# Now it´s my turn



## Eldur (May 26, 2009)

Time to formally itroduce myself  

I am a 26 year old girl living in Iceland since I was a 6 moths old.

I am actually from New Zealand so I am very interested in getting the New Zealand Mantis someday  

My job is making pizzas and that is pretty good.

I will have a Chinese Praying Mantis from the first successful hatch that I know has happened here. I will get them hopefully tonight or tomorrow, the breeder lives in another town and we have been unable to meet him for more than 2 or 3 weeks, he is never home when we go there but I should get them tonight or tomorrow. They will have had their 3rd or 4th molt when I get them. Will get 4 but maby my friend will have 1 or 2.

I am interested in all insects but I like Mantises and Stick insects most. I also like to photograp insects and just look at them.

I am lucky that my other half also likes most insects so this is a hobby we can do together.  
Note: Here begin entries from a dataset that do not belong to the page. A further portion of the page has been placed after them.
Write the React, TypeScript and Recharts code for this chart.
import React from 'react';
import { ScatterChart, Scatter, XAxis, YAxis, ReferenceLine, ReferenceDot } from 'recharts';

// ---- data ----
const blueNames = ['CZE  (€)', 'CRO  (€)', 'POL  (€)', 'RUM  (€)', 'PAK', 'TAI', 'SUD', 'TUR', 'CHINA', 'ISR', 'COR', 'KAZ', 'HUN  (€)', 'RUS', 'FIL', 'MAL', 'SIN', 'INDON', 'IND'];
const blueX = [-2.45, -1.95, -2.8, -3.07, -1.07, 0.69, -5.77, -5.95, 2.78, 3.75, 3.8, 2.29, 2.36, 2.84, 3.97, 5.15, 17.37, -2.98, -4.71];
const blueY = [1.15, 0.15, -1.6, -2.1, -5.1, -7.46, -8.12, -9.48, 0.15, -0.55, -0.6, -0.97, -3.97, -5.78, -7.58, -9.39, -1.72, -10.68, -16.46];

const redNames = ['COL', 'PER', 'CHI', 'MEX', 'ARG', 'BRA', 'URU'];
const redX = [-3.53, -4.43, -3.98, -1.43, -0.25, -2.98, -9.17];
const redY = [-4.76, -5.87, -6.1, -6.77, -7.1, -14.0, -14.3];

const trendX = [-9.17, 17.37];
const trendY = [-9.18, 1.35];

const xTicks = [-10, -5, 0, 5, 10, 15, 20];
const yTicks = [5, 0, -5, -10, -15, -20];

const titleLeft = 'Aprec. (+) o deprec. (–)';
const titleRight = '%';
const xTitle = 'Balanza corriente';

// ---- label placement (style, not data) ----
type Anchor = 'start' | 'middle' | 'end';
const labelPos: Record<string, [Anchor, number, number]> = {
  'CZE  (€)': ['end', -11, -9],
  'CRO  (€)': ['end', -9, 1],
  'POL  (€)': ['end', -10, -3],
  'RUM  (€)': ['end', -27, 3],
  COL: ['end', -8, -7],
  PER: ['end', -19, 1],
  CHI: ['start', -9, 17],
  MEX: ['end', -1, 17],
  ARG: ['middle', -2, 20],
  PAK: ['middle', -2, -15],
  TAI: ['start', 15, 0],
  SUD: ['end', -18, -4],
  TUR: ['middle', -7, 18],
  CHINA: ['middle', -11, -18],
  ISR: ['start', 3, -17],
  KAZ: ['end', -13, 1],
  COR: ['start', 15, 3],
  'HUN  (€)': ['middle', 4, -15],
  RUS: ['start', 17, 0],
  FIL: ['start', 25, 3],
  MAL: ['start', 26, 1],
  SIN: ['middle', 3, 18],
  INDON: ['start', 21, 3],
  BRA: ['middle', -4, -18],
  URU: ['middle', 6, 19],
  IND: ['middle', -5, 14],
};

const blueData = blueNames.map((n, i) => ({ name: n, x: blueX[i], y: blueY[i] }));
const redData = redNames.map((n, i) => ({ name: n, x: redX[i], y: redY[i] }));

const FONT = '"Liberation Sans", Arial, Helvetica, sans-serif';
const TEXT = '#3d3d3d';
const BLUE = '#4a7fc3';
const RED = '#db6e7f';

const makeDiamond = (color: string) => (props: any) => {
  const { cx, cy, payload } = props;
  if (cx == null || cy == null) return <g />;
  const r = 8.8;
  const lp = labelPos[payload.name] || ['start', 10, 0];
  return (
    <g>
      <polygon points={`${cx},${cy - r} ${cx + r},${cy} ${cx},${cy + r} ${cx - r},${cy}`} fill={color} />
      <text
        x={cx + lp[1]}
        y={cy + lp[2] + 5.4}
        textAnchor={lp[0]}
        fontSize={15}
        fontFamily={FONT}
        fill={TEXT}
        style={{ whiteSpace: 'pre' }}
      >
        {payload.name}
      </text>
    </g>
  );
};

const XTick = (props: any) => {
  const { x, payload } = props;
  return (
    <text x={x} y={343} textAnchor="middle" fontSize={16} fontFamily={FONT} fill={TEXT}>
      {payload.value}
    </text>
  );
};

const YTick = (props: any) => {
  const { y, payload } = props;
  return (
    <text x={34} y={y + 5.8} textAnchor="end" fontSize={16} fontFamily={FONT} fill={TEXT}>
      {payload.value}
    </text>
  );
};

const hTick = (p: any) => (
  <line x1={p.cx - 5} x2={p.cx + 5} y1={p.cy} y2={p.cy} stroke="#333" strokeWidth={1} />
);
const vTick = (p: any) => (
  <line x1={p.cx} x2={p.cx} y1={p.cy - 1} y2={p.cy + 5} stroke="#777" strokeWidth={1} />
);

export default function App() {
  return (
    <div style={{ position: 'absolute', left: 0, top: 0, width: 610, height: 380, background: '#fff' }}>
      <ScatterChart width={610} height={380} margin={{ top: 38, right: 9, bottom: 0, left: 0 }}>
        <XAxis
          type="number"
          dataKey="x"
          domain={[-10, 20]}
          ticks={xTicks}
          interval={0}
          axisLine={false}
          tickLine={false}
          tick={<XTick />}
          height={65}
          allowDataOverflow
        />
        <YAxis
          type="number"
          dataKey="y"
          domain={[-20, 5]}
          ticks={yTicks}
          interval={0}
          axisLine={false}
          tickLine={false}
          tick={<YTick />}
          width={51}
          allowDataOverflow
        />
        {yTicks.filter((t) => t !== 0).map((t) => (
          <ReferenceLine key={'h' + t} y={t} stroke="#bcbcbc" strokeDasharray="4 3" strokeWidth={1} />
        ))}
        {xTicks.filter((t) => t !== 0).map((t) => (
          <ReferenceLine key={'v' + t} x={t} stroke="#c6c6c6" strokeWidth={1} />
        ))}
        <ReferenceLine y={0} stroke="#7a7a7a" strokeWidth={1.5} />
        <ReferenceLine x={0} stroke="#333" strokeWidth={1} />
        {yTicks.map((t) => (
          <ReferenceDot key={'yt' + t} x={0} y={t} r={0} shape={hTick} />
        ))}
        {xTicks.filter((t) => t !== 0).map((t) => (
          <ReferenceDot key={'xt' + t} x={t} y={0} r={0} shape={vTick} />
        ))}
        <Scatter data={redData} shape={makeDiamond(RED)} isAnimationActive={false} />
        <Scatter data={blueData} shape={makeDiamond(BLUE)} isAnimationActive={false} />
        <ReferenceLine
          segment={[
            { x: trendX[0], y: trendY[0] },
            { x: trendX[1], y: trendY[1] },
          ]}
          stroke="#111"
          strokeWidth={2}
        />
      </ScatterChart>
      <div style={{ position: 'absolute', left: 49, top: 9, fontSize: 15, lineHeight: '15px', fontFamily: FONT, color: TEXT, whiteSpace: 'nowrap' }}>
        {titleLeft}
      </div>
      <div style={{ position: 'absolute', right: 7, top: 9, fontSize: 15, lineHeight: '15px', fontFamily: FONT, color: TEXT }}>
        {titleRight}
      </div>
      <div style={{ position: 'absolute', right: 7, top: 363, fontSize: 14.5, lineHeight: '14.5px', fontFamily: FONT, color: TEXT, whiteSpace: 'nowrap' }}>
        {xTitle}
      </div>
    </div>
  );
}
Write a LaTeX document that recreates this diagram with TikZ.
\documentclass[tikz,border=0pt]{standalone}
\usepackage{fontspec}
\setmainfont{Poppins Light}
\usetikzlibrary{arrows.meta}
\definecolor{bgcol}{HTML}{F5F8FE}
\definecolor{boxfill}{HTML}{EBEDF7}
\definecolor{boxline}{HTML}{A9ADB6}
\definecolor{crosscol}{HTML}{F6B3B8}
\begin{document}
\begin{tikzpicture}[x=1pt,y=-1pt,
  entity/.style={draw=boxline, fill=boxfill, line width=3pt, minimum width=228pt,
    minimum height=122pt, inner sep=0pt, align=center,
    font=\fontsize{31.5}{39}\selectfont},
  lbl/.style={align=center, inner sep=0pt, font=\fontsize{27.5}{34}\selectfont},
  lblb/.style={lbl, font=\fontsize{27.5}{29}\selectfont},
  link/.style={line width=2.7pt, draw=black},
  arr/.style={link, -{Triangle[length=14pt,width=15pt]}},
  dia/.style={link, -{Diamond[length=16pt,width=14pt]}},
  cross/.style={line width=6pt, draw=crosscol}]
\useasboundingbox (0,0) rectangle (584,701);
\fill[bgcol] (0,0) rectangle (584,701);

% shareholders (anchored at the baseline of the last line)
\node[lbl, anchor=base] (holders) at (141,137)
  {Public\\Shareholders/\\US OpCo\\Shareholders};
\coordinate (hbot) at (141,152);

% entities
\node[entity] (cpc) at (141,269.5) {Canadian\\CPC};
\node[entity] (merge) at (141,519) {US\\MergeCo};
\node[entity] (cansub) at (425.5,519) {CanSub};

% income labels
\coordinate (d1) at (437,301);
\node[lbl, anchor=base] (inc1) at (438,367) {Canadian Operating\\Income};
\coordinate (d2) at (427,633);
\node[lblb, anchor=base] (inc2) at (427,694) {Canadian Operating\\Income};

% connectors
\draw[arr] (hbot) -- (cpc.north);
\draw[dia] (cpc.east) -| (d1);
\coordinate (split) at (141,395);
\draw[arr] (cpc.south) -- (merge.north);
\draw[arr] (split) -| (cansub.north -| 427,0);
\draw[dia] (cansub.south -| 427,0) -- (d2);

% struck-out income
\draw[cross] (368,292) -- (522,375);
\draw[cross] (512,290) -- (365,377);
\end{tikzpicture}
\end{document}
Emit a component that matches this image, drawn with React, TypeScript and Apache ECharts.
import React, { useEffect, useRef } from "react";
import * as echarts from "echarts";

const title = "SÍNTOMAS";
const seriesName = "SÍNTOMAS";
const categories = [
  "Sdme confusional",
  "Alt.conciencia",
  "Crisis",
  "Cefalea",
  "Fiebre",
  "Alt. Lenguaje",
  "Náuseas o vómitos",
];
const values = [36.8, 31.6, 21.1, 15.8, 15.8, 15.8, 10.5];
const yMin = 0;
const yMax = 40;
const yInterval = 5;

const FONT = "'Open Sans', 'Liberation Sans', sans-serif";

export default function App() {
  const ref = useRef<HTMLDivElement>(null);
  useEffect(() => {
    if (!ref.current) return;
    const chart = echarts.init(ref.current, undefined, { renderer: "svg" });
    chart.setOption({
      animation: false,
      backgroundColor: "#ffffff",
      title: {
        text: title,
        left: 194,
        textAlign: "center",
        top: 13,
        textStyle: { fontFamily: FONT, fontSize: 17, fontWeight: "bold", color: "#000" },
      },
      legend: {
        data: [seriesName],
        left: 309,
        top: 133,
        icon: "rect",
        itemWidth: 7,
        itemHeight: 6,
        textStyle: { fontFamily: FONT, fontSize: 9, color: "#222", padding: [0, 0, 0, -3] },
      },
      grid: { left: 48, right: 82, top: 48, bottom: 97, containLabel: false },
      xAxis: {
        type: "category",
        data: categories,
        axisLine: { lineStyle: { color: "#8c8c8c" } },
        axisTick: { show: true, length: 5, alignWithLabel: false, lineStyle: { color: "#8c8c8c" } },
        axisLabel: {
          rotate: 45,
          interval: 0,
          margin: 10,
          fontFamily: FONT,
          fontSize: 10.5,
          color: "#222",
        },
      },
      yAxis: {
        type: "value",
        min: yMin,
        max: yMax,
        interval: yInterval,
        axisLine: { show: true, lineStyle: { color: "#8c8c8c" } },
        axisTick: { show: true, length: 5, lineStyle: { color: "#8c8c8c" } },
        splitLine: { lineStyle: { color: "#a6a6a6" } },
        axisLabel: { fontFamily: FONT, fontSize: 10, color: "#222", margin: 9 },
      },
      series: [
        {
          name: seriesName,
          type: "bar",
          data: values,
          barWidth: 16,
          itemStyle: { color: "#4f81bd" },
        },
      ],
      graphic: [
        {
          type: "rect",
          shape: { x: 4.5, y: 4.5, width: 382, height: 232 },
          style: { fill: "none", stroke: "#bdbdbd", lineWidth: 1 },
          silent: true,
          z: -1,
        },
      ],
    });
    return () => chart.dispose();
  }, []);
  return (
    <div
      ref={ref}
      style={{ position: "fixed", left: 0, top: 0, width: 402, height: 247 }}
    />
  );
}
So that´s me  will post pictures when my mantises arrive.


----------



## PhilinYuma (May 26, 2009)

Welcome from Yuma, Arizona!


----------



## revmdn (May 26, 2009)

Hello and welcome to the forum.


----------



## Swipht (May 26, 2009)

Welcome to the forum... We don't bite, but our mantis do.


----------



## Rick (May 26, 2009)

Welcome. Glad to see after 23 posts you decided to come into here.


----------



## Katnapper (May 26, 2009)

Hello Rebecca from Iceland!  I hope you get your Chinese nymphs soon. I know many consider them boring because they are not "exotic," and are commonly found in many places now in the world... but I still like them!  Welcome aboard!


----------



## d17oug18 (May 26, 2009)

welcome from cali! im doug.


----------



## [email protected] (May 26, 2009)

Welcome from sunny Florida.


----------



## Eldur (May 26, 2009)

Thanks everybody  , yes I was going to wait to introduce myself until I got my mantises but then it took so long that I just started chatting forgetting about this. And haha Normal Mantises ARE exotic here :lol: only because they are the only species here yet. and you have to start somewhere  so I am very excited about them. And tonight I got them!  yay! They look just great, will tell you more about them on the forum.


----------



## OGIGA (May 26, 2009)

Welcome!


----------



## hibiscusmile (May 27, 2009)

Hello and welcome, but more important are u the 4th Rebecca? :lol: from OHIO!


----------



## Eldur (May 27, 2009)

hibiscusmile said:


> Hello and welcome, but more important are u the 4th Rebecca? :lol: from OHIO!


Yes :lol:


----------



## Katnapper (May 27, 2009)

Good thing we've all got unique usernames/nicknames, Becky...  eh?!!


----------



## Eldur (May 27, 2009)

Haha yeah ^_^ 

Someday we will rule the world :lol: .....or at least the mantis world haha


----------



## jameslongo (May 28, 2009)

Hello from Australia, New Zealand's bigger bro  

Glad you like the New Zealand Mantid (_O. novozealandia_). I found one the other day actually. Very cool species.


----------



## Eldur (May 28, 2009)

Wowl really?! That is so amazing, that you could just find one outside


----------



## jameslongo (May 28, 2009)

I gave it to Superfreak a.k.a. Olga (maya luborf) cos she likes them. I'll get her to put a couple of pics up for you  

It's not uncommon for me to wander in my backyard and stumble upon a mantid. I'm guessing that it is a bit rarer in Iceland


----------



## ismart (May 28, 2009)

Welcome to the forum  .


----------



## Katnapper (May 28, 2009)

jameslongo said:


> I gave it to Superfreak a.k.a. Olga (maya luborf) cos she likes them. I'll get her to put a couple of pics up for you  It's not uncommon for me to wander in my backyard and stumble upon a mantid. I'm guessing that it is a bit rarer in Iceland


James... yes, I'd like to see pics of those big Aussie mantids you stumble over!!  :lol:


----------